Le 12 mai 2011, toujours concernant ce cas, les autorités ont indiqué qu’« une enquête a été ouverte sous l’autorité d’un procureur afin que les circonstances dans lesquelles le manifestant Yiannis Kafkas a reçu ses blessures soient établies et qu’il soit déterminé si des policiers en sont responsables. » Ce même jour, les autorités ont également annoncé qu’à la suite de l’enquête menée en relation avec les séquences vidéo montrant des policiers antiémeutes frapper un manifestant à terre, les trois policiers en question avaient été suspendus, de même que le responsable de leur unité. Amnesty International a cru comprendre qu’une enquête disciplinaire avait été ouverte sur ce qui s’est passé.

Dans un discours prononcé à la suite de cette affaire devant des représentants des organes responsables de l’application des lois, le ministre chargé de la protection des citoyens a fait remarquer, entre autres choses, qu’il semblait y avoir un déficit de démocratie au sein des services de police, et a déclaré qu’il fallait prendre toutes les mesures requises afin d’insuffler un nouvel esprit au fonctionnement de ces organes. Celles-ci incluraient un renforcement des programmes de formation au sein des organes chargés de faire respecter la loi, en particulier ceux qui sont en première ligne des opérations de maintien de l’ordre, et des sanctions exemplaires vis-à-vis des responsables de l’application des lois ayant recouru à la violence contre les civils. Si elle prend bonne note de ces déclarations, Amnesty International continue à craindre que le ministre n’ait fait référence qu’à des épisodes de violence isolés et des exemples de comportements arbitraires de la part de policiers, au lieu de convenir de l’existence d’un problème structurel plus profond.

Amnesty International reconnaît que les agents des forces de l’ordre ont la responsabilité et le devoir d’assurer la sécurité des personnes et des biens. Néanmoins, les opérations de maintien de l’ordre lors de manifestations doivent être conformes aux normes internationales, parmi lesquelles figure l’obligation d’agir de façon modérée et proportionnellement à la gravité de l’infraction et à l’objectif légitime à atteindre, de réduire autant que possible les dommages humains et matériels, et de respecter et préserver la vie humaine. Lors de leur intervention face aux manifestants le 11 mai, cependant, les policiers ont manifestement fait usage de la force en violation de ces normes.

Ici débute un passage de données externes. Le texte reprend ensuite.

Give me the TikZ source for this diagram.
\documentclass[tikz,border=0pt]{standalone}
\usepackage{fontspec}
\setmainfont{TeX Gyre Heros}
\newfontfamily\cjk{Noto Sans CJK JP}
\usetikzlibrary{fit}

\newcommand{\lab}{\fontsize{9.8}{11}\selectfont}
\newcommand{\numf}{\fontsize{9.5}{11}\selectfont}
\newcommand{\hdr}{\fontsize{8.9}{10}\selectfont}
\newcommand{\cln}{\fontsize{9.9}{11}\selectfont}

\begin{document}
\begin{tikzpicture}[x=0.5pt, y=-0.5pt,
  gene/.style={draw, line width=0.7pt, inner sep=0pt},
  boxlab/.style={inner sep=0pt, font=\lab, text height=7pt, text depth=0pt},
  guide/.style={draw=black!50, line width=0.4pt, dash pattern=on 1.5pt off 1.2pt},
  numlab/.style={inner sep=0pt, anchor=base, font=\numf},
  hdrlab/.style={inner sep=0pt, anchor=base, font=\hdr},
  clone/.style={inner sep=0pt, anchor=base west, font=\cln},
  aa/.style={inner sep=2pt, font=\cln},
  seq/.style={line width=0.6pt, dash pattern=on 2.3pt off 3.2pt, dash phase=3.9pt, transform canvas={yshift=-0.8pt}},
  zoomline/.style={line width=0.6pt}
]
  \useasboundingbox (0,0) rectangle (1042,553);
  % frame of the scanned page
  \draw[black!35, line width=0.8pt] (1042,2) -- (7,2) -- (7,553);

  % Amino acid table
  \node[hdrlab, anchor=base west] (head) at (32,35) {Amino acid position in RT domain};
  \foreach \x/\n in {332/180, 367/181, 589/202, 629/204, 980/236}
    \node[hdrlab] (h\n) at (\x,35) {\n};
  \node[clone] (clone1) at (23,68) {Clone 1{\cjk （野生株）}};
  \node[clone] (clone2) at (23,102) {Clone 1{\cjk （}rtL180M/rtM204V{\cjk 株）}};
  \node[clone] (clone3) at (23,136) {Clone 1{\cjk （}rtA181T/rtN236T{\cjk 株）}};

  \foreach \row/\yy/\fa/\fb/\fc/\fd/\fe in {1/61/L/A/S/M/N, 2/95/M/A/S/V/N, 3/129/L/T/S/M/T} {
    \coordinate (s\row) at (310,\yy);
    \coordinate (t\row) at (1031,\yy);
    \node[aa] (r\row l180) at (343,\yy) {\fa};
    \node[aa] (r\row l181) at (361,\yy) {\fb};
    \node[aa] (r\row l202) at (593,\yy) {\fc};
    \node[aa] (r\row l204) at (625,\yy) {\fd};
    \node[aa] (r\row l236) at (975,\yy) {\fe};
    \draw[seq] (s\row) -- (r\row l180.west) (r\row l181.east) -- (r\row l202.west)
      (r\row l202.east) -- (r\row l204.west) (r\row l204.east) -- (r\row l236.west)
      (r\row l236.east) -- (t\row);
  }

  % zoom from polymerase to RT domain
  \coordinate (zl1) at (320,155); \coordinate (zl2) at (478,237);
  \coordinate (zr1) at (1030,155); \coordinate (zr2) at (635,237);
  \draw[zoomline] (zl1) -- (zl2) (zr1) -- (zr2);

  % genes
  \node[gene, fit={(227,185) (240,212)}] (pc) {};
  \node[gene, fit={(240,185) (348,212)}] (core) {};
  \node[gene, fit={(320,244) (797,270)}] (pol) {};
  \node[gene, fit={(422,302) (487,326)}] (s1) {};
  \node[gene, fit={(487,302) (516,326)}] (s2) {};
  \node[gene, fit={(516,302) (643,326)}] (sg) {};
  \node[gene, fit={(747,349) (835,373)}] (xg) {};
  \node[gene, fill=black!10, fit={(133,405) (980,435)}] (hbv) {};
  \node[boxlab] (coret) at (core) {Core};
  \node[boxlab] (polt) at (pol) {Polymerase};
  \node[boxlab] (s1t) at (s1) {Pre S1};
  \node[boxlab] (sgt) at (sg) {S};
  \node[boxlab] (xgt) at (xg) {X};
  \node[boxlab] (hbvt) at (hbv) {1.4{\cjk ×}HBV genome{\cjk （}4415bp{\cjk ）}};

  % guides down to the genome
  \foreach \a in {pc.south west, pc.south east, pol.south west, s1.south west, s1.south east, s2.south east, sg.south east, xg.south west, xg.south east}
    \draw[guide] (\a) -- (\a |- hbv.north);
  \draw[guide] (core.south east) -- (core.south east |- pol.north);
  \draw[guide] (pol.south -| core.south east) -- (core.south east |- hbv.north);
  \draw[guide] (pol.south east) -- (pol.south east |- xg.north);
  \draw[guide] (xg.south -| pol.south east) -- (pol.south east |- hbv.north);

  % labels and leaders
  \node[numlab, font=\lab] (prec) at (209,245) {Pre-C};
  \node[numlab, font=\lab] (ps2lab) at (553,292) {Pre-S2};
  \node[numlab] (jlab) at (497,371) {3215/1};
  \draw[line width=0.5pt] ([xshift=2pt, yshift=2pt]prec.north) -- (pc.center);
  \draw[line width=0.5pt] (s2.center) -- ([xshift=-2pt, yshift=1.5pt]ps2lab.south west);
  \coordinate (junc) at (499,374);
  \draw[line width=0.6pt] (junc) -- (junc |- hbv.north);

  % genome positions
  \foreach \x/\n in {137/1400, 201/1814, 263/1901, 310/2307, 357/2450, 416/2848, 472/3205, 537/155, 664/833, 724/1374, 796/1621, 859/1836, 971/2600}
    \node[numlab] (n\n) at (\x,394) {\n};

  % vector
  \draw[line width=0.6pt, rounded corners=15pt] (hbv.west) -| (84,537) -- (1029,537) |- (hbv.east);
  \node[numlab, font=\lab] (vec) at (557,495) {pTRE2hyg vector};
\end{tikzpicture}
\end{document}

Amnesty International demande l’ouverture d’une véritable enquête, indépendante et rigoureuse, dans les meilleurs délais sur toutes les allégations de mauvais traitements imputés à des policiers et de recours excessif à la force au cours de la manifestation du 11 mai, et la traduction en justice de tout responsable présumé de violations des droits humains.

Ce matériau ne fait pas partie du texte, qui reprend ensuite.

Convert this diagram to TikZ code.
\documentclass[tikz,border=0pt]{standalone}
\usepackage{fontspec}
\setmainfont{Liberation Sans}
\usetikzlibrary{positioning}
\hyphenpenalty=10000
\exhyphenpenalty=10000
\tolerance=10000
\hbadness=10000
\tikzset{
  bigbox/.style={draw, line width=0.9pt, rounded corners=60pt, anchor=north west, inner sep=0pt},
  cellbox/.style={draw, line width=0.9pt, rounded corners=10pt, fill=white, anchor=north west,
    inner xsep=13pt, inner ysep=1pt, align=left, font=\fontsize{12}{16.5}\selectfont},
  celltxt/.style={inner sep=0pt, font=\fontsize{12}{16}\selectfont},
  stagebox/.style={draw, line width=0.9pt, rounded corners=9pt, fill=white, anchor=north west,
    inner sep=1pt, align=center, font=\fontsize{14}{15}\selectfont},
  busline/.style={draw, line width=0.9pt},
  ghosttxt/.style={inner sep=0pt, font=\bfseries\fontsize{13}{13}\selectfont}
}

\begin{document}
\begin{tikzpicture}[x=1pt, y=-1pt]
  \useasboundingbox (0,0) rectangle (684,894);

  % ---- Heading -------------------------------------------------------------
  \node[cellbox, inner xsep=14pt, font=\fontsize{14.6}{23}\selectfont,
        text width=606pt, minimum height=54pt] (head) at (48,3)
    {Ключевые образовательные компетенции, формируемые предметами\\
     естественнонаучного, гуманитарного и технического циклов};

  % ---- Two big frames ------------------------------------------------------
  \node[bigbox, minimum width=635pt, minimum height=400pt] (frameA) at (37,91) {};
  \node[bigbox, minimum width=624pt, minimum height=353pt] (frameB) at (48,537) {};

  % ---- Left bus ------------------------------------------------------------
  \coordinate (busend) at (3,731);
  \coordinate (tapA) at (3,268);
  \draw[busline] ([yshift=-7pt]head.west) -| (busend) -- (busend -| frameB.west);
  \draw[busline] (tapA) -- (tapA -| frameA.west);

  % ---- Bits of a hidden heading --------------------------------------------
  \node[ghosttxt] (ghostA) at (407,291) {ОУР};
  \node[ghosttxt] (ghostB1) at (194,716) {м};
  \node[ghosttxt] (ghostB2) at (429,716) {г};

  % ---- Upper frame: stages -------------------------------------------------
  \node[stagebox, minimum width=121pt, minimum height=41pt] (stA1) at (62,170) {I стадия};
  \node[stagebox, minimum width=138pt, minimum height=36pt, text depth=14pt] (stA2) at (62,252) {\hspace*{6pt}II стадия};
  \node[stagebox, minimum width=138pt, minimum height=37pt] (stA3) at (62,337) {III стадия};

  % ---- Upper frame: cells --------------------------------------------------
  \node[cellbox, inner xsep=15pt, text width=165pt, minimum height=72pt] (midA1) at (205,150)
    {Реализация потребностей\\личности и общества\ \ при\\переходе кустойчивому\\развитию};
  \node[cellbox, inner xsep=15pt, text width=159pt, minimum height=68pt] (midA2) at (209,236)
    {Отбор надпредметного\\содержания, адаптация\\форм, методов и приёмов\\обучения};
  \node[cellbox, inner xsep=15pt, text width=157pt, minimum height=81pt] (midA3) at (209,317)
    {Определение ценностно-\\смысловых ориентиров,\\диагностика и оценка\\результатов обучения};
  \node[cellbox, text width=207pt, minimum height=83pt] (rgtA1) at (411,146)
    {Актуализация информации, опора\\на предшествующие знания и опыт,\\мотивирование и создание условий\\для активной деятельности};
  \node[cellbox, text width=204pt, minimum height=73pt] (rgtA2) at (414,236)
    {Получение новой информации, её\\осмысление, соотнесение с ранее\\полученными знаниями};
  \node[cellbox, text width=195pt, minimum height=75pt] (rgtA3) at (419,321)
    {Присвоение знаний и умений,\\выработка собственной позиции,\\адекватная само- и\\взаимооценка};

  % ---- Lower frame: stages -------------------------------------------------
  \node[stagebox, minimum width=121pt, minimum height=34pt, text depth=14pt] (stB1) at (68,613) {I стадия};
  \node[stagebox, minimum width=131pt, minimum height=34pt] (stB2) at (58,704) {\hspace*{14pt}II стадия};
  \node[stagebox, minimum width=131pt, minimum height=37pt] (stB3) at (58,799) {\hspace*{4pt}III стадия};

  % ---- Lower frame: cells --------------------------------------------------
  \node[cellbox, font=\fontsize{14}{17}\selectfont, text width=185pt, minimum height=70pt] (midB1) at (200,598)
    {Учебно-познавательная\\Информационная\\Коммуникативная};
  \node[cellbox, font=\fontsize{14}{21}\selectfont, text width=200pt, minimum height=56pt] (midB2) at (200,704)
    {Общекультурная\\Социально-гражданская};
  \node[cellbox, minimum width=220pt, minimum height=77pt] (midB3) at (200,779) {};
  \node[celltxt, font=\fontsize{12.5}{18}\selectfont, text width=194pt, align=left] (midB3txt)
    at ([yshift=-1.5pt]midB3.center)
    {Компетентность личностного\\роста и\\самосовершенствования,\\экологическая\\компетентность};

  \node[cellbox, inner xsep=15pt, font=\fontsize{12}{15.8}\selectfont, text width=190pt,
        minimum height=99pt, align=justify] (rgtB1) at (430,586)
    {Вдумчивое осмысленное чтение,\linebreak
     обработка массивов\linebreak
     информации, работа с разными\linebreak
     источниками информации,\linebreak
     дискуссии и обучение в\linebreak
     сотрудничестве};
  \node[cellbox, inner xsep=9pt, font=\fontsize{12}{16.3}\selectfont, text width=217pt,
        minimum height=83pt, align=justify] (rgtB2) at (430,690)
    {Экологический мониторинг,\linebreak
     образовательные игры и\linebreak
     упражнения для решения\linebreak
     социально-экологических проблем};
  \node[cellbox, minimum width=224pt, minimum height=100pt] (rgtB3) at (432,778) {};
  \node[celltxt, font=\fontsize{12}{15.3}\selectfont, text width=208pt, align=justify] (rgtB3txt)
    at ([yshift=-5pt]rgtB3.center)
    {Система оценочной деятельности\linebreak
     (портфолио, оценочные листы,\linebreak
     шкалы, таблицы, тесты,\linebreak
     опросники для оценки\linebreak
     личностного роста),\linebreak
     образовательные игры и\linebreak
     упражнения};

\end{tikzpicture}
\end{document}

Face à la gravité des allégations de mauvais traitements et de recours à une force excessive contre des manifestants non violents dans la rue Panepistimiou, l’organisation souhaite par ailleurs demander l’ouverture d’une véritable enquête, indépendante et rigoureuse, sur les opérations de maintien de l’ordre le 11 mai 2011.

Amnesty International a, à plusieurs occasions, fait part de ses inquiétudes au sujet des allégations répétées et crédibles de recours à une force excessive par la police, et face à l’impunité généralisé dans les affaires de violences policières. L’organisation a donc demandé l’établissement d’un mécanisme indépendant de traitement des plaintes concernant la police, qui serait chargé d’enquêter sur toutes les allégations de violations des droits humains mettant en cause des policiers.

L’organisation souhaite réitérer ses craintes quant à l’indépendance et l’efficacité du mandat du bureau chargé des comportements arbitraires des responsables de l’application des lois tel qu’il est envisagé dans une loi adoptée récemment.

Amnesty International exhorte une nouvelle fois les autorités grecques à se pencher sur les problèmes systémiques caractérisant de longue date les opérations de maintien de l’ordre et sur l’incapacité ou la réticence des responsables de l’application des lois à respecter les normes internationales en matière de droits humains.